#### [What the exercise asks]
Repeat every line of the listing below exactly, minus the pictures.

#### [Supplied material]

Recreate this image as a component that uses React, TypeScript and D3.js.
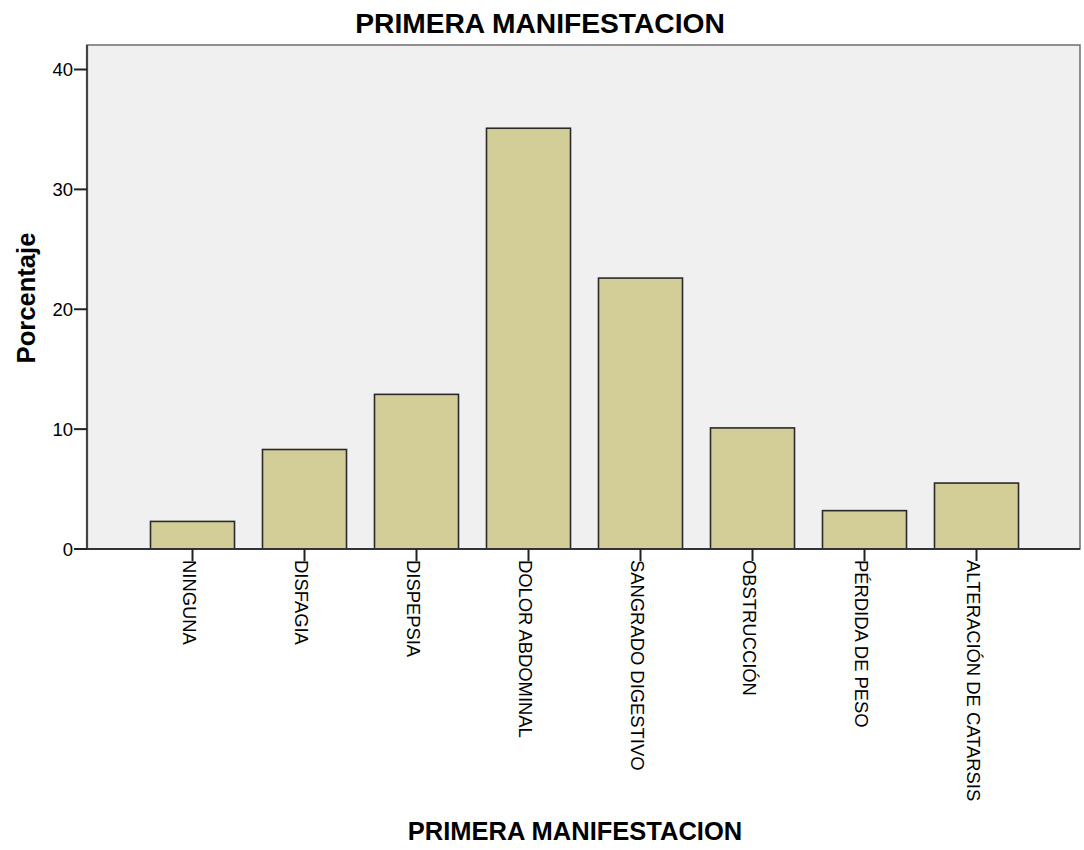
import React, { useEffect, useRef } from "react";
import * as d3 from "d3";

const categories = [
  "NINGUNA",
  "DISFAGIA",
  "DISPEPSIA",
  "DOLOR ABDOMINAL",
  "SANGRADO DIGESTIVO",
  "OBSTRUCCIÓN",
  "PÉRDIDA DE PESO",
  "ALTERACIÓN DE CATARSIS",
];
const percentages = [2.3, 8.3, 12.9, 35.1, 22.6, 10.1, 3.2, 5.5];
const yTicks = [0, 10, 20, 30, 40];
const title = "PRIMERA MANIFESTACION";
const xTitle = "PRIMERA MANIFESTACION";
const yTitle = "Porcentaje";

export default function App() {
  const ref = useRef<SVGSVGElement>(null);

  useEffect(() => {
    const svg = d3.select(ref.current);
    svg.selectAll("*").remove();
    const W = 1084, H = 850;
    const left = 87, right = 1080, top = 45, bottom = 549;
    const font = "Arial, 'Liberation Sans', sans-serif";

    svg.append("rect").attr("width", W).attr("height", H).attr("fill", "#ffffff");

    const y = d3.scaleLinear().domain([0, 40]).range([bottom, 69.5]);
    const x = d3.scaleBand<string>().domain(categories).range([136.5, 1032.5]).paddingInner(0.25).paddingOuter(0.125);

    // plot background
    svg.append("rect")
      .attr("x", left).attr("y", top).attr("width", right - left).attr("height", bottom - top)
      .attr("fill", "#f0f0f0").attr("stroke", "#6e6e6e").attr("stroke-width", 1.5);

    // bars
    svg.append("g").selectAll("rect").data(categories).join("rect")
      .attr("x", (d) => x(d)!)
      .attr("y", (d, i) => y(percentages[i]))
      .attr("width", x.bandwidth())
      .attr("height", (d, i) => bottom - y(percentages[i]))
      .attr("fill", "#d3ce97")
      .attr("stroke", "#2a2a2a")
      .attr("stroke-width", 1.6);

    // y axis line
    svg.append("line").attr("x1", left).attr("x2", left).attr("y1", top).attr("y2", bottom)
      .attr("stroke", "#444").attr("stroke-width", 2.2);
    // x axis line
    svg.append("line").attr("x1", left).attr("x2", right).attr("y1", bottom).attr("y2", bottom)
      .attr("stroke", "#333").attr("stroke-width", 2);

    // y ticks
    const yg = svg.append("g");
    yTicks.forEach((t) => {
      yg.append("line").attr("x1", left - 13).attr("x2", left).attr("y1", y(t)).attr("y2", y(t))
        .attr("stroke", "#222").attr("stroke-width", 2);
      yg.append("text").attr("x", left - 14).attr("y", y(t)).attr("dy", "0.36em")
        .attr("text-anchor", "end").attr("font-family", font).attr("font-size", 18.5)
        .attr("fill", "#000").text(String(t));
    });

    // x ticks and labels
    const xg = svg.append("g");
    categories.forEach((c) => {
      const cx = x(c)! + x.bandwidth() / 2;
      xg.append("line").attr("x1", cx).attr("x2", cx).attr("y1", bottom).attr("y2", bottom + 12)
        .attr("stroke", "#222").attr("stroke-width", 2);
      xg.append("text")
        .attr("transform", `translate(${cx},${bottom + 11}) rotate(90)`)
        .attr("dy", 10)
        .attr("text-anchor", "start")
        .attr("font-family", font).attr("font-size", 18.4).attr("fill", "#000")
        .text(c);
    });

    svg.append("text").attr("x", 540).attr("y", 33).attr("text-anchor", "middle")
      .attr("font-family", font).attr("font-weight", "bold").attr("font-size", 28.2).text(title);
    svg.append("text").attr("x", 575).attr("y", 840).attr("text-anchor", "middle")
      .attr("font-family", font).attr("font-weight", "bold").attr("font-size", 25.5).text(xTitle);
    svg.append("text").attr("transform", `translate(35,${298}) rotate(-90)`).attr("text-anchor", "middle")
      .attr("font-family", font).attr("font-weight", "bold").attr("font-size", 25.6).text(yTitle);
  }, []);

  return (
    <svg ref={ref} width={1084} height={850}
      style={{ position: "absolute", left: 0, top: 0, display: "block" }} />
  );
}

#### [The response]
Recreate this image as a component that uses React, TypeScript and D3.js.
import React, { useEffect, useRef } from "react";
import * as d3 from "d3";

const categories = [
  "NINGUNA",
  "DISFAGIA",
  "DISPEPSIA",
  "DOLOR ABDOMINAL",
  "SANGRADO DIGESTIVO",
  "OBSTRUCCIÓN",
  "PÉRDIDA DE PESO",
  "ALTERACIÓN DE CATARSIS",
];
const percentages = [2.3, 8.3, 12.9, 35.1, 22.6, 10.1, 3.2, 5.5];
const yTicks = [0, 10, 20, 30, 40];
const title = "PRIMERA MANIFESTACION";
const xTitle = "PRIMERA MANIFESTACION";
const yTitle = "Porcentaje";

export default function App() {
  const ref = useRef<SVGSVGElement>(null);

  useEffect(() => {
    const svg = d3.select(ref.current);
    svg.selectAll("*").remove();
    const W = 1084, H = 850;
    const left = 87, right = 1080, top = 45, bottom = 549;
    const font = "Arial, 'Liberation Sans', sans-serif";

    svg.append("rect").attr("width", W).attr("height", H).attr("fill", "#ffffff");

    const y = d3.scaleLinear().domain([0, 40]).range([bottom, 69.5]);
    const x = d3.scaleBand<string>().domain(categories).range([136.5, 1032.5]).paddingInner(0.25).paddingOuter(0.125);

    // plot background
    svg.append("rect")
      .attr("x", left).attr("y", top).attr("width", right - left).attr("height", bottom - top)
      .attr("fill", "#f0f0f0").attr("stroke", "#6e6e6e").attr("stroke-width", 1.5);

    // bars
    svg.append("g").selectAll("rect").data(categories).join("rect")
      .attr("x", (d) => x(d)!)
      .attr("y", (d, i) => y(percentages[i]))
      .attr("width", x.bandwidth())
      .attr("height", (d, i) => bottom - y(percentages[i]))
      .attr("fill", "#d3ce97")
      .attr("stroke", "#2a2a2a")
      .attr("stroke-width", 1.6);

    // y axis line
    svg.append("line").attr("x1", left).attr("x2", left).attr("y1", top).attr("y2", bottom)
      .attr("stroke", "#444").attr("stroke-width", 2.2);
    // x axis line
    svg.append("line").attr("x1", left).attr("x2", right).attr("y1", bottom).attr("y2", bottom)
      .attr("stroke", "#333").attr("stroke-width", 2);

    // y ticks
    const yg = svg.append("g");
    yTicks.forEach((t) => {
      yg.append("line").attr("x1", left - 13).attr("x2", left).attr("y1", y(t)).attr("y2", y(t))
        .attr("stroke", "#222").attr("stroke-width", 2);
      yg.append("text").attr("x", left - 14).attr("y", y(t)).attr("dy", "0.36em")
        .attr("text-anchor", "end").attr("font-family", font).attr("font-size", 18.5)
        .attr("fill", "#000").text(String(t));
    });

    // x ticks and labels
    const xg = svg.append("g");
    categories.forEach((c) => {
      const cx = x(c)! + x.bandwidth() / 2;
      xg.append("line").attr("x1", cx).attr("x2", cx).attr("y1", bottom).attr("y2", bottom + 12)
        .attr("stroke", "#222").attr("stroke-width", 2);
      xg.append("text")
        .attr("transform", `translate(${cx},${bottom + 11}) rotate(90)`)
        .attr("dy", 10)
        .attr("text-anchor", "start")
        .attr("font-family", font).attr("font-size", 18.4).attr("fill", "#000")
        .text(c);
    });

    svg.append("text").attr("x", 540).attr("y", 33).attr("text-anchor", "middle")
      .attr("font-family", font).attr("font-weight", "bold").attr("font-size", 28.2).text(title);
    svg.append("text").attr("x", 575).attr("y", 840).attr("text-anchor", "middle")
      .attr("font-family", font).attr("font-weight", "bold").attr("font-size", 25.5).text(xTitle);
    svg.append("text").attr("transform", `translate(35,${298}) rotate(-90)`).attr("text-anchor", "middle")
      .attr("font-family", font).attr("font-weight", "bold").attr("font-size", 25.6).text(yTitle);
  }, []);

  return (
    <svg ref={ref} width={1084} height={850}
      style={{ position: "absolute", left: 0, top: 0, display: "block" }} />
  );
}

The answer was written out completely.